MARSTON - You might say the search for Osama bin Laden has its roots in Marston.
When Sam Bodine, a former resident of Marston and now residing in Sikeston, heard there was a familiar name featured in March 15 edition of Newsweek, he headed out to get his own copy of the magazine. There in the article, "The Hunt Heats Up," was the name McRaven, a name and a family with strong ties to his former hometown.
"I've known the whole family my whole life," said Bodine with obvious pride. "I grew up across the street from them. This boy's dad was my childhood hero."
"This boy" is actually William H. "Bill" McRaven, a rear admiral in the U.S. Navy, who is leading a special forces team.
McRaven, according to the article, is heading up Task Force 121, a covert, miniature strike force whose mission is to capture bin Laden. According to the article: "Task Force 121, which also helped to capture Saddam Hussein under McRaven's command, represents something brand new in warfare, a pure hybrid of civilian intelligence and military striking power."
The article explains the group is a blend of several special forces operations designed to produce a "lightning-fast reaction should intelligence sources locate bin Laden or any other 'high-value' targets anywhere for a few hours."
Bodine said, while he knew his friend's son was in the Navy SEALS, he had no idea where he was currently assigned.
"It makes me very proud," said Bodine. "It is just great that someone who has roots in that little town has amounted something internationally."
McRaven is the grandson of Claude McRaven, who served as Marston's doctor for some 40 years. The doctor began his practice in the community after completing medical school in 1915
According to Al McRaven, William H. McRaven's uncle, his nephew while his nephew has never actually visited Marston "he hears about it all the time - from his dad and me also," said Al McRaven, who was visiting recently with Bodine.
Dr. McRaven and his wife, Adah, raised their children - Corinne, Claude Coy (Bill) and A -- in Marston. Also the doctor had a history of military service using his medical skills in World Wars I and II and the National Guard.
The service to the military was passed from generation to generation.
The son of Army officer, the younger McRaven was described by his uncle as "laid back. ... He doesn't go off the deep end even as a youngster he was pretty mature kid but well, he was a typical boy."
The uncle said he and his nephew still keep in touch and in fact spoke just a few weeks ago. However, he noted, the officer didn't reveal his current assignment. It was another relative who first discovered the article in Newsweek.

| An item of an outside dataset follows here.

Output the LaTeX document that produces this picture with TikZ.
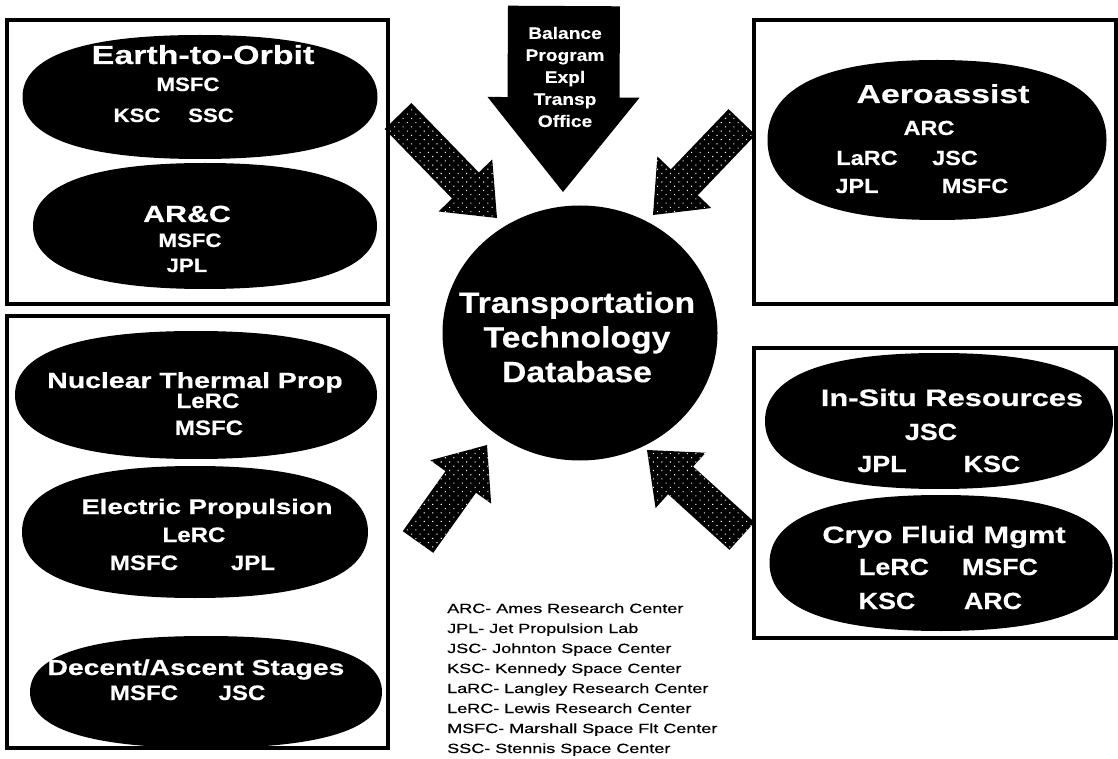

The Newsweek article noted that McRaven was the principal author of the White House strategy for combating terrorism. Also he literally wrote the book on special operations forces, a 1995 history of surgical strike teams from the Nazi rescue of Mussolini in 1943 to the 1976 Israeli raid on Entebbe.
Friends described McRaven as intelligent, tough yet compassionate. And the magazine article concludes that McRaven is the man capable of bringing all the elements together to capture one of America's "most wanted."

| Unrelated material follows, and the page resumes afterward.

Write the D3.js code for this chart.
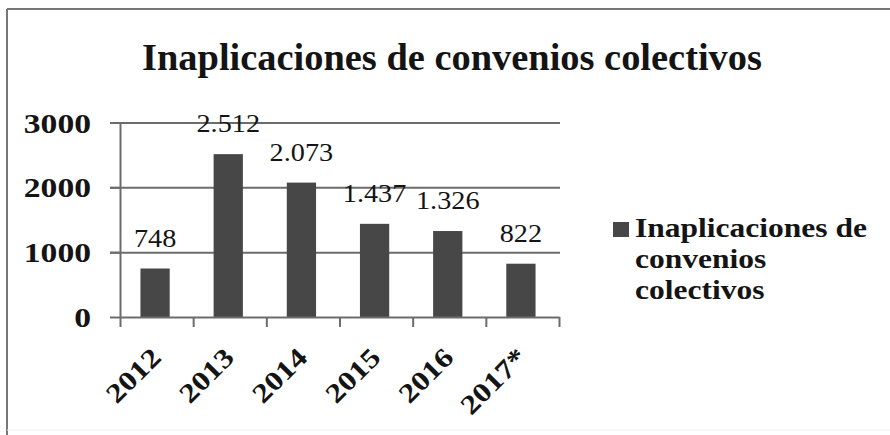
<!DOCTYPE html>
<html>
<head>
<meta charset="utf-8">
<script src="https://cdn.jsdelivr.net/npm/d3@7"></script>
<style>
  html, body { margin: 0; padding: 0; background: #fff; }
  svg { display: block; }
  text { font-family: "Liberation Serif", "Times New Roman", serif; fill: #141414; }
</style>
</head>
<body>
<svg id="chart" width="890" height="435"></svg>
<script>
// Chart data
const title = "Inaplicaciones de convenios colectivos";
const years = ["2012", "2013", "2014", "2015", "2016", "2017*"];
const values = [748, 2512, 2073, 1437, 1326, 822];
const yTicks = [0, 1000, 2000, 3000];
const legendLines = ["Inaplicaciones de", "convenios", "colectivos"];

const svg = d3.select("#chart");
const W = 890, H = 435;
const serif = "'Liberation Serif', 'Times New Roman', serif";

// Spanish number format: 2.512
const es = d3.formatLocale({ decimal: ",", thousands: ".", grouping: [3], currency: ["", " €"] });
const fmt = es.format(",");

// Horizontally widen text glyphs by a factor
function widen(sel, sx) {
  sel.each(function () {
    const w = this.getComputedTextLength();
    d3.select(this).attr("textLength", w * sx).attr("lengthAdjust", "spacingAndGlyphs");
  });
}

// Outer frame
svg.append("line").attr("x1", 7).attr("x2", 7).attr("y1", 9).attr("y2", H)
  .attr("stroke", "#777").attr("stroke-width", 2);
svg.append("line").attr("x1", 7).attr("x2", W).attr("y1", 9).attr("y2", 9)
  .attr("stroke", "#777").attr("stroke-width", 2);
svg.append("line").attr("x1", 7).attr("x2", W).attr("y1", 430).attr("y2", 430)
  .attr("stroke", "#eeeeee").attr("stroke-width", 1);

// Title
svg.append("text")
  .attr("x", 142).attr("y", 70)
  .attr("font-family", serif)
  .attr("font-size", 38).attr("font-weight", "bold")
  .attr("fill", "#0a0a0a")
  .attr("textLength", 620).attr("lengthAdjust", "spacingAndGlyphs")
  .text(title);

// Scales
const plot = { left: 120, right: 559, top: 122.5, bottom: 317 };
const x = d3.scaleBand().domain(years).range([plot.left, plot.right])
  .paddingInner(0.6).paddingOuter(0.3);
const y = d3.scaleLinear().domain([0, 3000]).range([plot.bottom, plot.top]);
const xEdges = d3.scaleLinear().domain([0, years.length]).range([plot.left, plot.right]);

const axisColor = "#6c6c6c";

// Horizontal gridlines (extend left through the tick marks)
const grid = svg.append("g").attr("transform", `translate(${plot.left},0)`)
  .call(d3.axisRight(y).tickValues(yTicks.filter(d => d > 0))
    .tickSize(plot.right + 1 - plot.left).tickFormat(""));
grid.select(".domain").remove();
grid.selectAll(".tick line").attr("stroke", axisColor).attr("stroke-width", 2)
  .attr("x1", -10);

// Bars
svg.append("g").selectAll("rect")
  .data(values)
  .join("rect")
  .attr("x", (d, i) => x(years[i]) - 1.5)
  .attr("y", d => y(d))
  .attr("width", x.bandwidth())
  .attr("height", d => y(0) - y(d))
  .attr("fill", "#474747");

// Y axis
const yAxis = svg.append("g").attr("transform", `translate(${plot.left},0)`)
  .call(d3.axisLeft(y).tickValues(yTicks).tickFormat(d3.format("d"))
    .tickSize(10).tickPadding(19).tickSizeOuter(0));
yAxis.select(".domain").attr("stroke", axisColor).attr("stroke-width", 2);
yAxis.selectAll(".tick line").attr("stroke", axisColor).attr("stroke-width", 2);
yAxis.selectAll(".tick text")
  .attr("font-family", serif)
  .attr("font-size", 28).attr("font-weight", "bold").attr("fill", "#1a1a1a")
  .attr("dy", "0.34em")
  .call(widen, 1.2);

// X axis: tick marks at category boundaries
const xTickAxis = svg.append("g").attr("transform", `translate(0,${plot.bottom})`)
  .call(d3.axisBottom(xEdges).tickValues(d3.range(years.length + 1)).tickSize(10).tickSizeOuter(0).tickFormat(""));
xTickAxis.select(".domain").attr("stroke", axisColor).attr("stroke-width", 2);
xTickAxis.selectAll(".tick line").attr("stroke", axisColor).attr("stroke-width", 2);

// X axis: category labels
const xLab = svg.append("g").attr("transform", `translate(0,${plot.bottom})`)
  .call(d3.axisBottom(x).tickSize(0));
xLab.select(".domain").remove();
xLab.selectAll(".tick text")
  .attr("font-family", serif)
  .attr("font-size", 27).attr("font-weight", "bold").attr("fill", "#1a1a1a")
  .attr("text-anchor", "end")
  .attr("x", 0).attr("y", 0).attr("dy", 0)
  .attr("transform", "translate(6,42) rotate(-45)")
  .call(widen, 1.2);

// Value labels
svg.append("g").selectAll("text")
  .data(values)
  .join("text")
  .attr("x", (d, i) => x(years[i]) + x.bandwidth() / 2 - 1.5)
  .attr("y", d => y(d) - 22)
  .attr("text-anchor", "middle")
  .attr("font-family", serif)
  .attr("font-size", 25).attr("fill", "#1a1a1a")
  .text(d => fmt(d))
  .call(widen, 1.13);

// Legend
const legend = svg.append("g");
legend.append("rect").attr("x", 613).attr("y", 222).attr("width", 16).attr("height", 15)
  .attr("fill", "#474747");
const legendText = legend.selectAll("text")
  .data(legendLines)
  .join("text")
  .attr("x", 635)
  .attr("y", (d, i) => 237 + i * 31)
  .attr("font-family", serif)
  .attr("font-size", 28).attr("font-weight", "bold").attr("fill", "#1a1a1a")
  .text(d => d);
const firstW = legendText.node().getComputedTextLength();
legendText.call(widen, 232 / firstW);
</script>
</body>
</html>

His uncle agreed: "I think of Bill as a good soldier but I don't think of him as an assassin. He is a good regular soldier."
The McRaven clan still gathers for reunions and the uncle said he is in hopes his nephew's assignment is complete in time to join the rest of the family during an upcoming reunion in the Ozarks.
In the meantime, the elder McRaven will be waiting to hear of bin Laden's capture, knowing that his nephew has some special resources to call upon in his work.
"Marston contributed an awful lot to World War II and I think Bill comes from that," said Al McRaven. "I just think that the grandfather and father would be very proud of his accomplishments."